Print the listing as it stands, omitting all images.
<<<<
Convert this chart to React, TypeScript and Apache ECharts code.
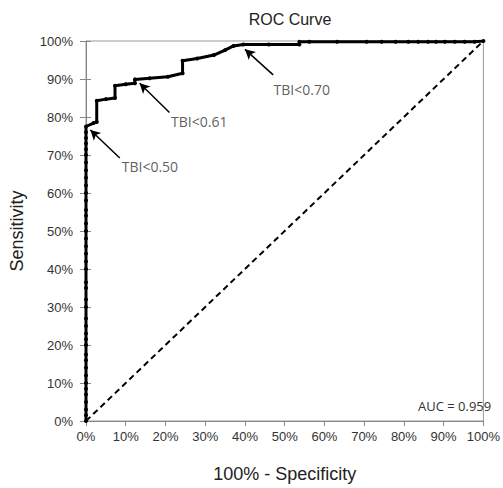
import React, { useEffect, useRef } from "react";
import * as echarts from "echarts";

const xTicks = [0, 10, 20, 30, 40, 50, 60, 70, 80, 90, 100];

// ROC curve points: [100% - specificity, sensitivity]
const rocVerticalSens = [0, 1.5, 3, 5, 7, 8.5, 10, 12, 14, 16, 17.5, 20, 21.5, 23, 25, 27, 30, 32, 35, 36.5, 40, 42, 44, 46, 48, 50, 52, 54, 55.5, 58, 60, 62, 64, 66, 68, 70, 71.5, 73, 74.5, 76, 77.5];
const rocUpper: [number, number][] = [
  [1.9, 78.4], [2.7, 78.7], [2.7, 84.3], [5.0, 84.7], [7.3, 85.0], [7.3, 88.2], [10.0, 88.6], [12.3, 88.9], [12.3, 89.9],
  [16.0, 90.2], [20.6, 90.6], [24.3, 91.5], [24.3, 94.8], [28.0, 95.4], [32.2, 96.3], [35.0, 97.6], [37.1, 98.7],
  [39.6, 99.1], [46.0, 99.1], [53.7, 99.1], [53.7, 99.8], [56.2, 99.8], [63.2, 99.8], [70.6, 99.8], [74.4, 99.8],
  [77.9, 99.8], [81.1, 99.8], [83.6, 99.8], [86.1, 99.8], [88.1, 99.8], [90.3, 99.8], [92.8, 99.8], [95.3, 99.8],
  [97.8, 99.8], [100, 100],
];
const rocPoints: [number, number][] = [...rocVerticalSens.map((s) => [0, s] as [number, number]), ...rocUpper];

const diagonal: [number, number][] = [[0, 0], [100, 100]];

// Annotations: arrow tail -> arrow head, and text anchor
const annotationLabels = ["TBI<0.50", "TBI<0.61", "TBI<0.70"];
const arrowTails: [number, number][] = [[8.5, 69.2], [21.0, 81.2], [47.1, 91.1]];
const arrowHeads: [number, number][] = [[1.1, 76.6], [13.5, 88.9], [40.0, 97.8]];
const labelAnchors: [number, number][] = [[9.0, 67.0], [21.4, 78.8], [47.2, 87.3]];

const aucText = "AUC = 0.959";

export default function App() {
  const ref = useRef<HTMLDivElement>(null);
  useEffect(() => {
    if (!ref.current) return;
    const chart = echarts.init(ref.current, null, { renderer: "svg" });
    const font = "'Liberation Sans', Arial, sans-serif";
    const annFont = "'Open Sans', 'Liberation Sans', sans-serif";
    chart.setOption({
      animation: false,
      backgroundColor: "#fff",
      title: {
        text: "ROC Curve",
        left: 285,
        textAlign: "center",
        top: 6,
        textStyle: { fontFamily: font, fontSize: 16, fontWeight: "normal", color: "#222" },
      },
      grid: { left: 84, right: 17, top: 41, bottom: 66, show: true, borderColor: "#999", borderWidth: 1 },
      xAxis: {
        type: "value",
        min: 0,
        max: 100,
        interval: 10,
        name: "100% - Specificity",
        nameLocation: "middle",
        nameGap: 44,
        nameTextStyle: { fontFamily: font, fontSize: 18, color: "#222" },
        axisLine: { show: true, lineStyle: { color: "#888", width: 1 } },
        axisTick: { show: true, inside: false, length: 5, lineStyle: { color: "#888" } },
        axisLabel: { formatter: "{value}%", fontFamily: font, fontSize: 13, color: "#333", margin: 9 },
        splitLine: { show: false },
      },
      yAxis: [
        {
          type: "value",
          min: 0,
          max: 100,
          interval: 10,
          name: "Sensitivity",
          nameLocation: "middle",
          nameGap: 60,
          nameTextStyle: { fontFamily: font, fontSize: 18, color: "#222" },
          axisLine: { show: true, lineStyle: { color: "#888", width: 1 } },
          axisTick: { show: true, inside: false, length: 6, lineStyle: { color: "#888" } },
          axisLabel: { formatter: "{value}%", fontFamily: font, fontSize: 13, color: "#333", margin: 13 },
          splitLine: { show: false },
        },
        {
          type: "value",
          position: "left",
          min: 0,
          max: 100,
          interval: 10,
          axisLine: { show: false },
          axisTick: { show: true, inside: true, length: 5, lineStyle: { color: "#888" } },
          axisLabel: { show: false },
          splitLine: { show: false },
        },
      ],
      graphic: [
        {
          type: "text",
          left: 418,
          top: 399,
          style: { text: aucText, fontFamily: annFont, fontSize: 13, fill: "#333" },
        },
      ],
      series: [
        {
          type: "line",
          data: diagonal,
          symbol: "none",
          lineStyle: { color: "#000", width: 2, type: [6, 4] },
          z: 2,
        },
        {
          type: "line",
          data: rocPoints,
          symbol: "circle",
          symbolSize: 4,
          itemStyle: { color: "#000" },
          lineStyle: { color: "#000", width: 3 },
          z: 3,
          markLine: {
            silent: true,
            symbol: ["none", "arrow"],
            symbolSize: [8, 10],
            label: { show: false },
            lineStyle: { color: "#000", width: 1.5, type: "solid" },
            data: arrowTails.map((t, i) => [{ coord: t }, { coord: arrowHeads[i] }]),
          },
        },
        {
          type: "scatter",
          data: labelAnchors.map((p, i) => ({ value: p, name: annotationLabels[i] })),
          symbolSize: 0,
          label: {
            show: true,
            position: "right",
            distance: 0,
            formatter: (p: any) => p.name,
            fontFamily: annFont,
            fontSize: 14,
            color: "#333",
          },
          z: 4,
        },
      ],
    });
    return () => chart.dispose();
  }, []);
  return <div ref={ref} style={{ width: 503, height: 488, position: "absolute", left: 0, top: 0 }} />;
}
>>>>
Solution to the exercise =
Convert this chart to React, TypeScript and Apache ECharts code.
import React, { useEffect, useRef } from "react";
import * as echarts from "echarts";

const xTicks = [0, 10, 20, 30, 40, 50, 60, 70, 80, 90, 100];

// ROC curve points: [100% - specificity, sensitivity]
const rocVerticalSens = [0, 1.5, 3, 5, 7, 8.5, 10, 12, 14, 16, 17.5, 20, 21.5, 23, 25, 27, 30, 32, 35, 36.5, 40, 42, 44, 46, 48, 50, 52, 54, 55.5, 58, 60, 62, 64, 66, 68, 70, 71.5, 73, 74.5, 76, 77.5];
const rocUpper: [number, number][] = [
  [1.9, 78.4], [2.7, 78.7], [2.7, 84.3], [5.0, 84.7], [7.3, 85.0], [7.3, 88.2], [10.0, 88.6], [12.3, 88.9], [12.3, 89.9],
  [16.0, 90.2], [20.6, 90.6], [24.3, 91.5], [24.3, 94.8], [28.0, 95.4], [32.2, 96.3], [35.0, 97.6], [37.1, 98.7],
  [39.6, 99.1], [46.0, 99.1], [53.7, 99.1], [53.7, 99.8], [56.2, 99.8], [63.2, 99.8], [70.6, 99.8], [74.4, 99.8],
  [77.9, 99.8], [81.1, 99.8], [83.6, 99.8], [86.1, 99.8], [88.1, 99.8], [90.3, 99.8], [92.8, 99.8], [95.3, 99.8],
  [97.8, 99.8], [100, 100],
];
const rocPoints: [number, number][] = [...rocVerticalSens.map((s) => [0, s] as [number, number]), ...rocUpper];

const diagonal: [number, number][] = [[0, 0], [100, 100]];

// Annotations: arrow tail -> arrow head, and text anchor
const annotationLabels = ["TBI<0.50", "TBI<0.61", "TBI<0.70"];
const arrowTails: [number, number][] = [[8.5, 69.2], [21.0, 81.2], [47.1, 91.1]];
const arrowHeads: [number, number][] = [[1.1, 76.6], [13.5, 88.9], [40.0, 97.8]];
const labelAnchors: [number, number][] = [[9.0, 67.0], [21.4, 78.8], [47.2, 87.3]];

const aucText = "AUC = 0.959";

export default function App() {
  const ref = useRef<HTMLDivElement>(null);
  useEffect(() => {
    if (!ref.current) return;
    const chart = echarts.init(ref.current, null, { renderer: "svg" });
    const font = "'Liberation Sans', Arial, sans-serif";
    const annFont = "'Open Sans', 'Liberation Sans', sans-serif";
    chart.setOption({
      animation: false,
      backgroundColor: "#fff",
      title: {
        text: "ROC Curve",
        left: 285,
        textAlign: "center",
        top: 6,
        textStyle: { fontFamily: font, fontSize: 16, fontWeight: "normal", color: "#222" },
      },
      grid: { left: 84, right: 17, top: 41, bottom: 66, show: true, borderColor: "#999", borderWidth: 1 },
      xAxis: {
        type: "value",
        min: 0,
        max: 100,
        interval: 10,
        name: "100% - Specificity",
        nameLocation: "middle",
        nameGap: 44,
        nameTextStyle: { fontFamily: font, fontSize: 18, color: "#222" },
        axisLine: { show: true, lineStyle: { color: "#888", width: 1 } },
        axisTick: { show: true, inside: false, length: 5, lineStyle: { color: "#888" } },
        axisLabel: { formatter: "{value}%", fontFamily: font, fontSize: 13, color: "#333", margin: 9 },
        splitLine: { show: false },
      },
      yAxis: [
        {
          type: "value",
          min: 0,
          max: 100,
          interval: 10,
          name: "Sensitivity",
          nameLocation: "middle",
          nameGap: 60,
          nameTextStyle: { fontFamily: font, fontSize: 18, color: "#222" },
          axisLine: { show: true, lineStyle: { color: "#888", width: 1 } },
          axisTick: { show: true, inside: false, length: 6, lineStyle: { color: "#888" } },
          axisLabel: { formatter: "{value}%", fontFamily: font, fontSize: 13, color: "#333", margin: 13 },
          splitLine: { show: false },
        },
        {
          type: "value",
          position: "left",
          min: 0,
          max: 100,
          interval: 10,
          axisLine: { show: false },
          axisTick: { show: true, inside: true, length: 5, lineStyle: { color: "#888" } },
          axisLabel: { show: false },
          splitLine: { show: false },
        },
      ],
      graphic: [
        {
          type: "text",
          left: 418,
          top: 399,
          style: { text: aucText, fontFamily: annFont, fontSize: 13, fill: "#333" },
        },
      ],
      series: [
        {
          type: "line",
          data: diagonal,
          symbol: "none",
          lineStyle: { color: "#000", width: 2, type: [6, 4] },
          z: 2,
        },
        {
          type: "line",
          data: rocPoints,
          symbol: "circle",
          symbolSize: 4,
          itemStyle: { color: "#000" },
          lineStyle: { color: "#000", width: 3 },
          z: 3,
          markLine: {
            silent: true,
            symbol: ["none", "arrow"],
            symbolSize: [8, 10],
            label: { show: false },
            lineStyle: { color: "#000", width: 1.5, type: "solid" },
            data: arrowTails.map((t, i) => [{ coord: t }, { coord: arrowHeads[i] }]),
          },
        },
        {
          type: "scatter",
          data: labelAnchors.map((p, i) => ({ value: p, name: annotationLabels[i] })),
          symbolSize: 0,
          label: {
            show: true,
            position: "right",
            distance: 0,
            formatter: (p: any) => p.name,
            fontFamily: annFont,
            fontSize: 14,
            color: "#333",
          },
          z: 4,
        },
      ],
    });
    return () => chart.dispose();
  }, []);
  return <div ref={ref} style={{ width: 503, height: 488, position: "absolute", left: 0, top: 0 }} />;
}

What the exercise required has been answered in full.